Now, I’ll confess that I resisted use of ‘they’ and ‘their’ as singular pronoun substitutes, despite the fact that they’ve been used that way since the late 1300s. I didn’t like it because it just grated on my ears. It had nothing to do with any objection to it being used to refer to people who don’t identify with a binary gender.

I finally relented, though. If people wish to use it that way, so be it.

A lot of people, though, are unwilling to bend and this includes some senior politicians who should know better, but who are adamant that they and only they have the right to determine what words are appropriate descriptors for use by others to identify themselves.

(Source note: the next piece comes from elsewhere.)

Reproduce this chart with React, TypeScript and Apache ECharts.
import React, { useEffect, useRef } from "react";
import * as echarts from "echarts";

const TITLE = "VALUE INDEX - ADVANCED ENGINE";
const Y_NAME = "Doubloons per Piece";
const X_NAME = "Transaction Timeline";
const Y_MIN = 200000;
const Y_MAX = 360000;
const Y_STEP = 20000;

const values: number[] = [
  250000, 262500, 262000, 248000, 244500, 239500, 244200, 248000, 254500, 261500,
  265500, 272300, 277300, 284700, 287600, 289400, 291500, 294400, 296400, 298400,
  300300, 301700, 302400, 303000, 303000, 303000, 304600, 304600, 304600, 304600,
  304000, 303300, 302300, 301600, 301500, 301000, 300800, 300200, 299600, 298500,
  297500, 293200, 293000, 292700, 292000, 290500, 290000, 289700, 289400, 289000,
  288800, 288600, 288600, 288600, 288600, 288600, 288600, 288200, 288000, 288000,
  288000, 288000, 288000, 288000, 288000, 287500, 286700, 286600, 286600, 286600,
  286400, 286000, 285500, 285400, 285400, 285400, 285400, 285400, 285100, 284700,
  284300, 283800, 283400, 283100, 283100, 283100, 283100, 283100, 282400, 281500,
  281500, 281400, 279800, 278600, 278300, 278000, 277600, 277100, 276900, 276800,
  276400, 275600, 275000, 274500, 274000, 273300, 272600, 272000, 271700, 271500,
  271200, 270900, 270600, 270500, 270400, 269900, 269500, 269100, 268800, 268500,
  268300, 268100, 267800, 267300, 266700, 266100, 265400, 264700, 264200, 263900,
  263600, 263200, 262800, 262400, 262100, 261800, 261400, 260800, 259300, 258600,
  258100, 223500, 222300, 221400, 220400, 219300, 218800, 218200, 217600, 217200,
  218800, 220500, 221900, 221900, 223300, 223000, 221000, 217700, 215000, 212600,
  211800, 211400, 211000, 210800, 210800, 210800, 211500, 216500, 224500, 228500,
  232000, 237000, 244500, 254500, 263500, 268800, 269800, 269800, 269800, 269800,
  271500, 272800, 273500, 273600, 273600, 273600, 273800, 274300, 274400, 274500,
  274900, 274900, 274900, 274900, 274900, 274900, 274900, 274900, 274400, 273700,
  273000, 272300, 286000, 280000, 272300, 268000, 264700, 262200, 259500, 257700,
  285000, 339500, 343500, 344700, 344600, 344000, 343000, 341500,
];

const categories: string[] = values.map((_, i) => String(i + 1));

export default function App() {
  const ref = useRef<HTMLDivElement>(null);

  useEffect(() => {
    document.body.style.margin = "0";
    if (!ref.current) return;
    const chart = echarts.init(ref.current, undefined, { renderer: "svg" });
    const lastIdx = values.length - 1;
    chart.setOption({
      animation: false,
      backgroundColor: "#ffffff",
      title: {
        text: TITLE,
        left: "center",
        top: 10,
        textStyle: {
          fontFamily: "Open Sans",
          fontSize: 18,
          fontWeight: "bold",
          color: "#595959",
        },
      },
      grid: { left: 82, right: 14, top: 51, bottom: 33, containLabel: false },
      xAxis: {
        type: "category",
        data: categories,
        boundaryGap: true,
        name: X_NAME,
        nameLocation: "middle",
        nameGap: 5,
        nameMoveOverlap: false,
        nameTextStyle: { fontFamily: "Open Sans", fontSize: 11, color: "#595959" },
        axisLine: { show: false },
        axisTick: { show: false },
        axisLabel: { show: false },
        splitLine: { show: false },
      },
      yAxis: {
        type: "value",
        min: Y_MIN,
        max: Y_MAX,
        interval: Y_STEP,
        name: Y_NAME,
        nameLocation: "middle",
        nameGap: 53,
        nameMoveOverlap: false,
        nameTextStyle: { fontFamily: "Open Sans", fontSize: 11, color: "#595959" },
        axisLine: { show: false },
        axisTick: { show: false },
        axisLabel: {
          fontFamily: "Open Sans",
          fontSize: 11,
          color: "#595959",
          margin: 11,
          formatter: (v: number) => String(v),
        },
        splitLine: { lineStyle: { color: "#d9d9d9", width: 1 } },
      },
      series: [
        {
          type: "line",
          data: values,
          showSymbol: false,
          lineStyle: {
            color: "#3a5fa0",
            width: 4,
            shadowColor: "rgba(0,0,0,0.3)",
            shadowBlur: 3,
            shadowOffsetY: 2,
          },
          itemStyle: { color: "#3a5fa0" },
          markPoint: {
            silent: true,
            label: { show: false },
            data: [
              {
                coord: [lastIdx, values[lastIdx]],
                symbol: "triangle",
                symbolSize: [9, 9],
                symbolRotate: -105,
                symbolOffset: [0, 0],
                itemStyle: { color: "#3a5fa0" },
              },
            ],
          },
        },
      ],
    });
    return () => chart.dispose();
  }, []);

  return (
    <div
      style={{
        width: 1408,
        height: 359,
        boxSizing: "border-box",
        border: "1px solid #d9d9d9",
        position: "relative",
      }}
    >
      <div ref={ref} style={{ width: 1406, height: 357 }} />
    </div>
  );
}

We even have one politician here in the U.S. who is considering introducing legislation making it illegal for people to use gender neutral pronouns to identify themselves. They will be required to use the he/she pronouns associated with the gender assigned them at birth. This would be funny—well, it is a bit funny—considering it’s being introduced by a politician who refuses to use the name on his birth certificate to identify himself, and who comes from a political party and state that supposedly prizes individual freedom and resistance to government control of people’s personal lives.

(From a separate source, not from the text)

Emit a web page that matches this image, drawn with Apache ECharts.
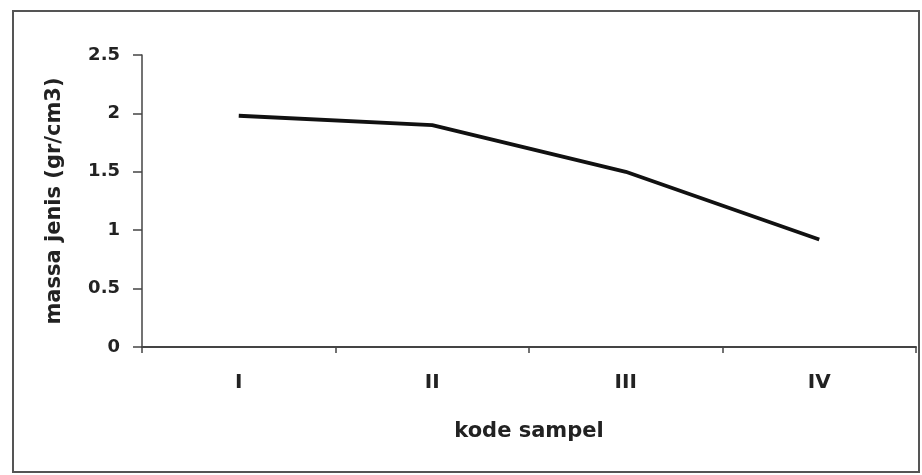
<!DOCTYPE html>
<html>
<head>
<meta charset="utf-8">
<script src="https://cdn.jsdelivr.net/npm/echarts@6/dist/echarts.min.js"></script>
<style>
html,body{margin:0;padding:0;background:#fff;}
#chart{width:922px;height:475px;}
</style>
</head>
<body>
<div id="chart"></div>
<script>
const categories = ['I', 'II', 'III', 'IV'];
const massaJenis = [1.98, 1.9, 1.5, 0.92];
const yTicks = { min: 0, max: 2.5, interval: 0.5 };
const xName = 'kode sampel';
const yName = 'massa jenis (gr/cm3)';

const chart = echarts.init(document.getElementById('chart'), null, {renderer: 'canvas'});
const font = 'DejaVu Sans';
chart.setOption({
  animation: false,
  backgroundColor: '#fff',
  graphic: [{
    type: 'rect',
    shape: { x: 13, y: 11, width: 906, height: 461 },
    style: { fill: 'none', stroke: '#555', lineWidth: 2 },
    silent: true
  }],
  grid: { left: 142, right: 6, top: 55, bottom: 128 },
  xAxis: {
    type: 'category',
    data: categories,
    boundaryGap: true,
    name: xName,
    nameLocation: 'middle',
    nameGap: 74,
    nameTextStyle: { fontFamily: font, fontWeight: 'bold', fontSize: 21, color: '#222' },
    axisLine: { lineStyle: { color: '#444', width: 2 } },
    axisTick: { show: true, alignWithLabel: false, length: 6, inside: false, lineStyle: { color: '#444', width: 1.5 } },
    axisLabel: { fontFamily: font, fontSize: 20, fontWeight: 'bold', color: '#222', margin: 26 }
  },
  yAxis: {
    type: 'value',
    min: yTicks.min,
    max: yTicks.max,
    interval: yTicks.interval,
    name: yName,
    nameLocation: 'middle',
    nameGap: 77,
    nameTextStyle: { fontFamily: font, fontWeight: 'bold', fontSize: 21, color: '#222' },
    axisLine: { show: true, lineStyle: { color: '#444', width: 1.5 } },
    axisTick: { show: true, length: 9, lineStyle: { color: '#444', width: 1.5 } },
    axisLabel: { fontFamily: font, fontSize: 18, fontWeight: 'bold', color: '#222', margin: 22,
      formatter: v => String(v) },
    splitLine: { show: false }
  },
  series: [{
    type: 'line',
    data: massaJenis,
    showSymbol: false,
    symbol: 'none',
    lineStyle: { color: '#111', width: 3.8 }
  }]
});
</script>
</body>
</html>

The same politician, by the way, wants the government to have the final say on what a woman can do with her body, but that’s another issue.

Aside from the hypocrisy of someone who out of one side of his mouth screams for individual rights and liberty and out of the other wants a law that circumscribes individual liberty, this whole issue is just plan stupid. Just as he has the right—as he should—to forego the name his parents saddled him with at birth, so should anyone else have the right to decide how they want people to refer to them.

When I was a young man in the 60s and 70s, the nickname Chuck was popular for people named Charles, and while I find Charles, the name of most of the English butlers in the black and white movies I grew up watching, stuffy and somewhat pretentious, I also detest Chuck. Sounds to me like a cut of meat or a furry critter that digs up people’s backyards.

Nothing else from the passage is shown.